The uses of red curry paste are myriad.  Among the many dishes you might consider adding a dollop of it to are curries, soups, salsas, stir-fries, fish cakes, steamed mussels, meatballs, grain bowls, or fried chicken (rub it under the skin before cooking the bird).  Red chili paste is often mixed with coconut milk, as we do here in this chicken and rice recipe.  Do note that this is a fairly mild dish, so if you want a little more heat feel free to add some red pepper flakes or even a little sriracha to the mixture.

Red Curry Chicken and Rice

Serves 4

1 tablespoon olive oil or canola oil
2 shallots, minced (about ½ cup)
About 1 teaspoon minced fresh ginger
2-3 cloves garlic, minced
¼ cup red curry paste
2 tablespoons fish sauce (optional)
One 13.5 can coconut milk (unsweetened and not lite)
1 ½ pounds boneless, skinless chicken breasts cut into bite-sized pieces
Juice from one lime
4-6 cups cooked white or brown rice
Garnish: thinly sliced green onion; chopped fresh cilantro; 1 jalapeno pepper (or other hot pepper), seeded and very thinly sliced; lime wedges

Heat the oil in a large pan and add the shallots, stirring them occasionally until they begin to soften.  Add the ginger and garlic and cook another couple of minutes, then whisk in the curry paste.  Add the fish sauce (if using) and the coconut milk.  When the mixture has returned to the boil, stir in the chicken pieces.  Reduce the heat and simmer, uncovered, stirring occasionally, for about 10-15 minutes, or until the chicken is cooked through.  Remove the mixture from the heat and squeeze the lime juice over it.  Divide the rice among 4 bowls and add the garnish to each.  Serve at once.

*         *         *

More at home with whites and rosés than with reds, this satisfying dish benefits from a hint of sweetness to play off of its heat.  The spicier you make it, the sweeter the wine should be.  Our version was only slightly hot, so the wines we liked most were drier than we might have expected.  If you make the dish, choose the wine you serve based on how much heat you want.

Selection

 

Approx.
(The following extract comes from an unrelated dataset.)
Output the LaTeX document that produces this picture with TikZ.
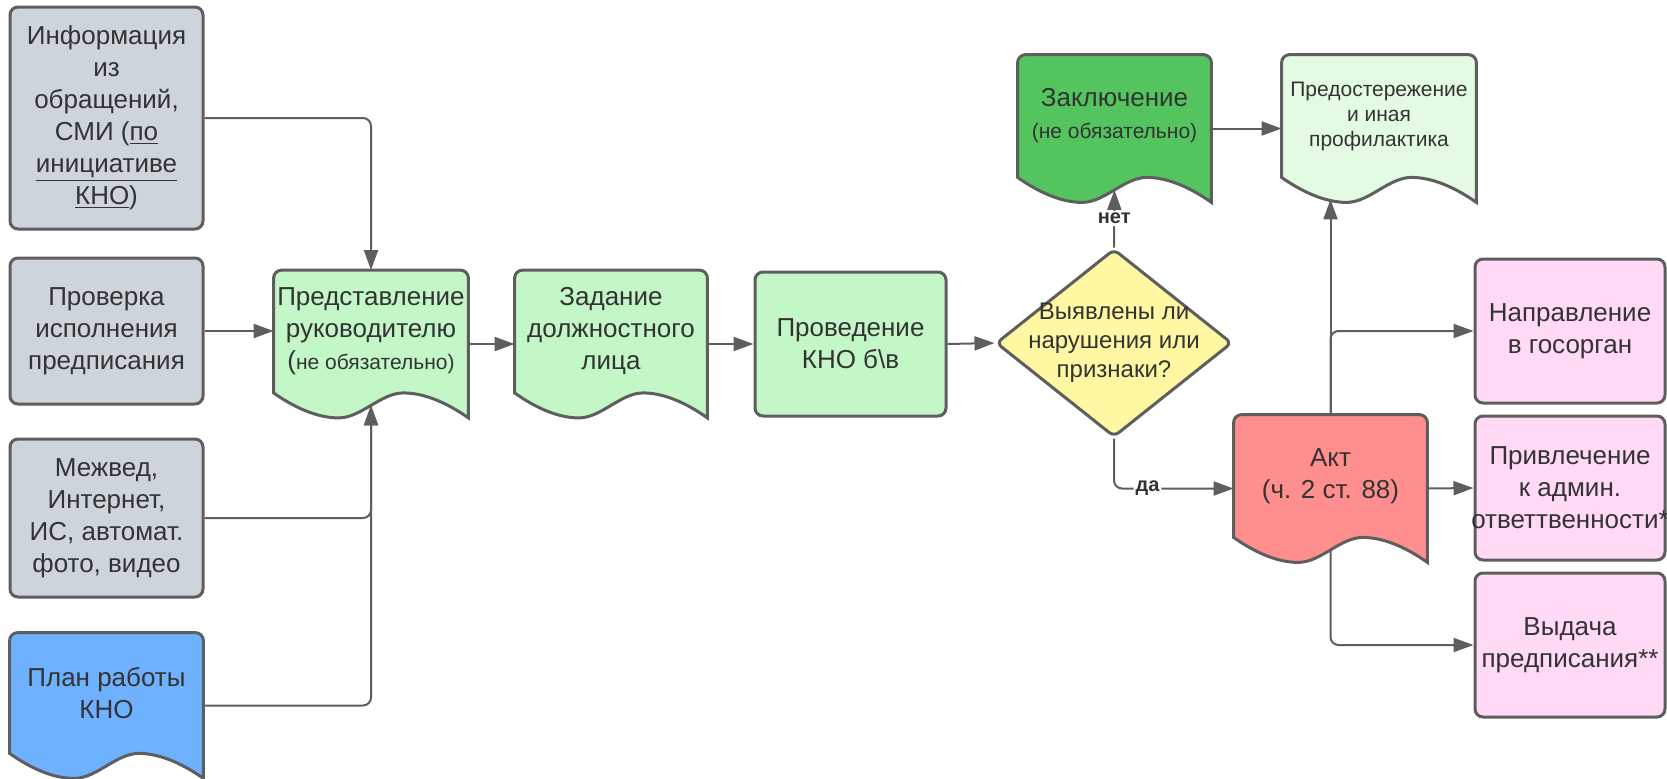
\documentclass[tikz,border=0pt]{standalone}
\usepackage{fontspec}
\setmainfont{Liberation Sans}
\usetikzlibrary{arrows.meta,backgrounds,calc,shapes.geometric}
\definecolor{lnc}{HTML}{5E5E5E}
\definecolor{txt}{HTML}{333333}
\definecolor{grayfill}{HTML}{CED4DB}
\definecolor{lgreen}{HTML}{C3F7C8}
\definecolor{dgreen}{HTML}{54C45E}
\definecolor{pgreen}{HTML}{E3FAE3}
\definecolor{bluefill}{HTML}{6DB1FF}
\definecolor{yellowfill}{HTML}{FFF7A1}
\definecolor{redfill}{HTML}{FF8F8F}
\definecolor{pinkfill}{HTML}{FFD9F5}
\newcommand{\maintxt}{\fontsize{13pt}{16pt}\selectfont}
\newcommand{\smalltxt}{\fontsize{10.5pt}{12.5pt}\selectfont}
\newcommand{\diatxt}{\fontsize{12pt}{14.5pt}\selectfont}
\newdimen\wv \wv=6.25pt
% document outline under a node: flat top, wavy bottom
\newcommand{\docshape}[2]{%
  \draw[lnc, line width=1.5pt, fill=#2] let \p1=(#1.south west), \p2=(#1.north east), \n1={\x2-\x1} in
    (\p1) [rounded corners=4pt] -- (\x1,\y2) -- (\x2,\y2) [sharp corners] -- (\x2,{\y1-2*\wv})
    .. controls ({\x1+0.9*\n1},{\y1-0.9*\wv}) and ({\x1+0.78*\n1},\y1) .. ({\x1+0.667*\n1},\y1)
    .. controls ({\x1+0.55*\n1},\y1) and ({\x1+0.45*\n1},{\y1-2*\wv}) .. ({\x1+0.333*\n1},{\y1-2*\wv})
    .. controls ({\x1+0.22*\n1},{\y1-2*\wv}) and ({\x1+0.1*\n1},{\y1-1.1*\wv}) .. (\p1) -- cycle;}

\begin{document}
\begin{tikzpicture}[x=0.5pt, y=-0.5pt,
    box/.style={draw=lnc, line width=1.5pt, rounded corners=4pt, text=txt, align=center, font=\maintxt, minimum width=96.5pt, inner sep=1pt},
    doc/.style={text=txt, align=center, font=\maintxt, minimum width=97pt, minimum height=61pt, inner sep=0pt},
    conn/.style={draw=lnc, line width=1pt, rounded corners=4pt, -{Triangle[length=10pt,width=7pt]}},
    lbl/.style={fill=white, text=txt, font=\bfseries\fontsize{10pt}{12pt}\selectfont, inner sep=1pt}]
    \useasboundingbox (0,0) rectangle (1667,778);

    % sources
    \node[box, fill=grayfill, minimum height=111pt] (info) at (106.5,118) {Информация\\из\\обращений,\\СМИ (\underline{по}\\\underline{инициативе}\\\underline{КНО})};
    \node[box, fill=grayfill, minimum height=73pt] (prov) at (106.5,331) {Проверка\\исполнения\\предписания};
    \node[box, fill=grayfill, minimum height=79pt] (mezh) at (106.5,518) {Межвед,\\Интернет,\\ИС, автомат.\\фото, видео};
    \node[doc, minimum width=96.5pt, minimum height=60pt] (plan) at (106.5,693) {План работы\\КНО};

    % main line
    \node[doc] (pred) at (371,331.5) {Представление\\руководителю\\({\smalltxt не обязательно)}};
    \node[doc, minimum width=96pt] (zad) at (611,331.5) {Задание\\должностного\\лица};
    \node[box, fill=lgreen, minimum width=95.5pt, minimum height=72pt] (kno) at (850.5,344) {Проведение\\КНО б\textbackslash в};
    \node[diamond, draw=lnc, line width=1.5pt, fill=yellowfill, rounded corners=3pt, minimum width=118pt, minimum height=94pt, inner sep=0pt,
      label={[text=txt, align=center, font=\diatxt]center:Выявлены ли\\нарушения или\\признаки?}] (dia) at (1114,343) {};

    % results
    \node[doc, minimum width=96.5pt] (zakl) at (1114.5,116) {Заключение\\{\smalltxt(не обязательно)}};
    \node[doc, font=\smalltxt] (prof) at (1379,116) {Предостережение\\и иная\\профилактика};
    \node[doc, minimum width=96.5pt] (akt) at (1330.5,476) {Акт\\(ч. 2 ст. 88)};
    \node[box, fill=pinkfill, minimum width=95pt, minimum height=72pt] (napr) at (1570,331) {Направление\\в госорган};
    \node[box, fill=pinkfill, minimum width=95pt, minimum height=72pt] (privl) at (1570,488) {Привлечение\\к админ.\\\makebox[0pt]{ответтвенности*}};
    \node[box, fill=pinkfill, minimum width=95pt, minimum height=72pt] (vyd) at (1570,645) {Выдача\\предписания**};

    \begin{scope}[on background layer]
      \fill[white] (0,0) rectangle (1667,778);
      \docshape{plan}{bluefill}
      \docshape{pred}{lgreen}
      \docshape{zad}{lgreen}
      \docshape{zakl}{dgreen}
      \docshape{prof}{pgreen}
      \docshape{akt}{redfill}
    \end{scope}

    \draw[conn] (info.east) -| (pred.north);
    \draw[conn] (prov.east) -- (prov.east -| pred.west);
    \draw[conn] (mezh.east) -| ([yshift=-\wv]pred.south);
    \draw[conn] ([yshift=-\wv]plan.east) -| ([yshift=-\wv]pred.south);
    \draw[conn] ([yshift=-\wv]pred.east) -- ([yshift=-\wv]zad.west);
    \draw[conn] ([yshift=-\wv]zad.east) -- (kno.west);
    \draw[conn] (kno.east) -- (dia.west);
    \draw[conn] (dia.north) -- ([yshift=-\wv]zakl.south) node[lbl, midway] {нет};
    \draw[conn] (dia.south) |- ([yshift=-\wv]akt.west) node[lbl, pos=0.64] {да};
    \draw[conn] ([yshift=-\wv]zakl.east) -- ([yshift=-\wv]prof.west);
    \draw[conn] (akt.north) -- ([yshift=-11pt]akt.north |- prof.south);
    \draw[conn] (akt.north) |- (napr.west);
    \draw[conn] ([yshift=-\wv]akt.east) -- (privl.west);
    \draw[conn] ([yshift=-\wv]akt.south) |- (vyd.west);
\end{tikzpicture}
\end{document}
Price

Comments

 

Cuvaison,

Les Carneros

Napa Valley

(California)

Sauvignon Blanc

2018

 

 

 

 

$24

 

You’d be hard pressed to guess the variety if you tasted this wine blind, as it does not have the zesty, acidic zing so characteristic of Sauvignon Blanc.  Instead, it exhibits ripe fruit flavors reminiscent of figs and melons.  Those succulent flavors are what made it such a good partner for this dish.

 

 

 

 

Diatom,

Los Alamos Valley

Santa Barbara County

(California)

Chardonnay

“Bar M Vineyard”

2018

 

 

 

 

$32

 

An unoaked Chardonnay that tastes of sun-drenched fruit—pears, even pineapples, with hints of peach and lime—this is an exuberant wine.  It complemented the spicy chicken nicely.

 

 

 

Huston Vineyards,

Walla Walla

(Washington)

Rosé of Mourvedre

“Chicken Dinner”

2017

 

 

 

 

$19

 

 

Tasting of juicy red berries, this rosé added depth to the dish while never seeming excessive or overwhelming.  And of course the name made it well worth trying.

 

 

 

 

Navarro Vineyards,

Anderson Valley

(California)

Riesling

“Deep End”

2018

 

 

 

 

           $29

 

A nearly perfect match, this Riesling displays fruit sweetness more than residual sugar, so is in excellent balance.  The folks at Navarro remain masters of this particular grape variety.

 

 

 

 

Raeburn,

Russian River Valley

(California)

Rosé

2018

 

 

 

$18

 

An odd blend of Zinfandel, Grenache, and Pinot Noir, this wine nonetheless works well.  It is fairly pale in color, with juicy (but not sugary) fruit flavors that meshed nicely with the red curry chicken.